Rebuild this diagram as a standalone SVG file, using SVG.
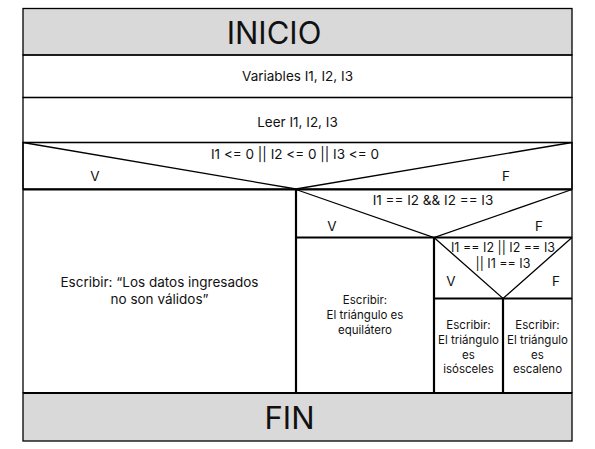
<svg xmlns="http://www.w3.org/2000/svg" width="595" height="449" viewBox="0 0 595 449">
<style>
text{font-family:Inter,"Noto Sans","Liberation Sans",sans-serif;fill:#111;text-anchor:middle}
.big{font-size:31px}
.m{font-size:13.5px}
.s{font-size:12.5px}
.xs{font-size:11.5px}
.thin{stroke:#000;stroke-width:1.3;fill:none}
.thick{stroke:#000;stroke-width:2.2;fill:none}
.gray{fill:#d9d9d9;stroke:#000;stroke-width:1.3}
</style>
<rect width="595" height="449" fill="#fff"/>
<g id="inicio">
<rect class="gray" x="23" y="8.5" width="549" height="46.5"/>
<text class="big" x="274" y="44">INICIO</text>
</g>
<g id="variables">
<rect class="thin" x="23" y="55" width="549" height="42.5"/>
<text class="m" x="297.5" y="81">Variables I1, I2, I3</text>
</g>
<g id="leer">
<rect class="thin" x="23" y="97.5" width="549" height="45"/>
<text class="m" x="297.5" y="126.5">Leer I1, I2, I3</text>
</g>
<g id="cond1">
<rect class="thin" x="23" y="142.5" width="549" height="46.5"/>
<text class="m" x="295" y="158.5">I1 &lt;= 0 || I2 &lt;= 0 || I3 &lt;= 0</text>
<text class="m" x="95" y="181">V</text>
<text class="m" x="506" y="181">F</text>
</g>
<g id="invalido">
<text class="m" x="159.5" y="286.5">Escribir: “Los datos ingresados</text>
<text class="m" x="159.5" y="303.5">no son válidos”</text>
</g>
<g id="cond2">
<text class="m" x="433" y="205">I1 == I2 &amp;&amp; I2 == I3</text>
<text class="m" x="332" y="230.5">V</text>
<text class="m" x="539" y="230.5">F</text>
</g>
<g id="equilatero">
<text class="xs" x="365" y="304">Escribir:</text>
<text class="xs" x="365" y="319">El triángulo es</text>
<text class="xs" x="365" y="334">equilátero</text>
</g>
<g id="cond3">
<text class="s" x="503" y="252">I1 == I2 || I2 == I3</text>
<text class="s" x="503" y="267.5">|| I1 == I3</text>
<text class="m" x="451" y="286">V</text>
<text class="m" x="556" y="286">F</text>
</g>
<g id="isosceles">
<text class="xs" x="468.5" y="329">Escribir:</text>
<text class="xs" x="468.5" y="344">El triángulo</text>
<text class="xs" x="468.5" y="358.5">es</text>
<text class="xs" x="468.5" y="373">isósceles</text>
</g>
<g id="escaleno">
<text class="xs" x="537.5" y="329">Escribir:</text>
<text class="xs" x="537.5" y="344">El triángulo</text>
<text class="xs" x="537.5" y="358.5">es</text>
<text class="xs" x="537.5" y="373">escaleno</text>
</g>
<g id="fin">
<rect class="gray" x="23" y="393" width="549" height="48"/>
<text class="big" x="289.5" y="429">FIN</text>
</g>
<g id="connectors">
<polyline class="thin" points="23,142.5 296,189 572,142.5"/>
<line class="thin" x1="23" y1="142.5" x2="23" y2="393"/>
<line class="thin" x1="572" y1="142.5" x2="572" y2="393"/>
<line class="thick" x1="23" y1="189.5" x2="572" y2="189.5"/>
<line class="thick" x1="296" y1="189.5" x2="296" y2="393"/>
<polyline class="thin" points="296,189.5 434,237.5 572,189.5"/>
<line class="thick" x1="296" y1="237.5" x2="572" y2="237.5"/>
<line class="thick" x1="434" y1="237.5" x2="434" y2="393"/>
<polyline class="thin" points="434,237.5 503,298.5 572,237.5"/>
<line class="thick" x1="434" y1="298.5" x2="572" y2="298.5" stroke="#444"/>
<line class="thick" x1="503" y1="298.5" x2="503" y2="393"/>
<line class="thick" x1="23" y1="393" x2="572" y2="393"/>
</g>
</svg>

##########

§ **Goal**
Write out the full listing verbatim, excluding its pictures.

§ **Task result**
Rebuild this diagram as a standalone SVG file, using SVG.
<svg xmlns="http://www.w3.org/2000/svg" width="595" height="449" viewBox="0 0 595 449">
<style>
text{font-family:Inter,"Noto Sans","Liberation Sans",sans-serif;fill:#111;text-anchor:middle}
.big{font-size:31px}
.m{font-size:13.5px}
.s{font-size:12.5px}
.xs{font-size:11.5px}
.thin{stroke:#000;stroke-width:1.3;fill:none}
.thick{stroke:#000;stroke-width:2.2;fill:none}
.gray{fill:#d9d9d9;stroke:#000;stroke-width:1.3}
</style>
<rect width="595" height="449" fill="#fff"/>
<g id="inicio">
<rect class="gray" x="23" y="8.5" width="549" height="46.5"/>
<text class="big" x="274" y="44">INICIO</text>
</g>
<g id="variables">
<rect class="thin" x="23" y="55" width="549" height="42.5"/>
<text class="m" x="297.5" y="81">Variables I1, I2, I3</text>
</g>
<g id="leer">
<rect class="thin" x="23" y="97.5" width="549" height="45"/>
<text class="m" x="297.5" y="126.5">Leer I1, I2, I3</text>
</g>
<g id="cond1">
<rect class="thin" x="23" y="142.5" width="549" height="46.5"/>
<text class="m" x="295" y="158.5">I1 &lt;= 0 || I2 &lt;= 0 || I3 &lt;= 0</text>
<text class="m" x="95" y="181">V</text>
<text class="m" x="506" y="181">F</text>
</g>
<g id="invalido">
<text class="m" x="159.5" y="286.5">Escribir: “Los datos ingresados</text>
<text class="m" x="159.5" y="303.5">no son válidos”</text>
</g>
<g id="cond2">
<text class="m" x="433" y="205">I1 == I2 &amp;&amp; I2 == I3</text>
<text class="m" x="332" y="230.5">V</text>
<text class="m" x="539" y="230.5">F</text>
</g>
<g id="equilatero">
<text class="xs" x="365" y="304">Escribir:</text>
<text class="xs" x="365" y="319">El triángulo es</text>
<text class="xs" x="365" y="334">equilátero</text>
</g>
<g id="cond3">
<text class="s" x="503" y="252">I1 == I2 || I2 == I3</text>
<text class="s" x="503" y="267.5">|| I1 == I3</text>
<text class="m" x="451" y="286">V</text>
<text class="m" x="556" y="286">F</text>
</g>
<g id="isosceles">
<text class="xs" x="468.5" y="329">Escribir:</text>
<text class="xs" x="468.5" y="344">El triángulo</text>
<text class="xs" x="468.5" y="358.5">es</text>
<text class="xs" x="468.5" y="373">isósceles</text>
</g>
<g id="escaleno">
<text class="xs" x="537.5" y="329">Escribir:</text>
<text class="xs" x="537.5" y="344">El triángulo</text>
<text class="xs" x="537.5" y="358.5">es</text>
<text class="xs" x="537.5" y="373">escaleno</text>
</g>
<g id="fin">
<rect class="gray" x="23" y="393" width="549" height="48"/>
<text class="big" x="289.5" y="429">FIN</text>
</g>
<g id="connectors">
<polyline class="thin" points="23,142.5 296,189 572,142.5"/>
<line class="thin" x1="23" y1="142.5" x2="23" y2="393"/>
<line class="thin" x1="572" y1="142.5" x2="572" y2="393"/>
<line class="thick" x1="23" y1="189.5" x2="572" y2="189.5"/>
<line class="thick" x1="296" y1="189.5" x2="296" y2="393"/>
<polyline class="thin" points="296,189.5 434,237.5 572,189.5"/>
<line class="thick" x1="296" y1="237.5" x2="572" y2="237.5"/>
<line class="thick" x1="434" y1="237.5" x2="434" y2="393"/>
<polyline class="thin" points="434,237.5 503,298.5 572,237.5"/>
<line class="thick" x1="434" y1="298.5" x2="572" y2="298.5" stroke="#444"/>
<line class="thick" x1="503" y1="298.5" x2="503" y2="393"/>
<line class="thick" x1="23" y1="393" x2="572" y2="393"/>
</g>
</svg>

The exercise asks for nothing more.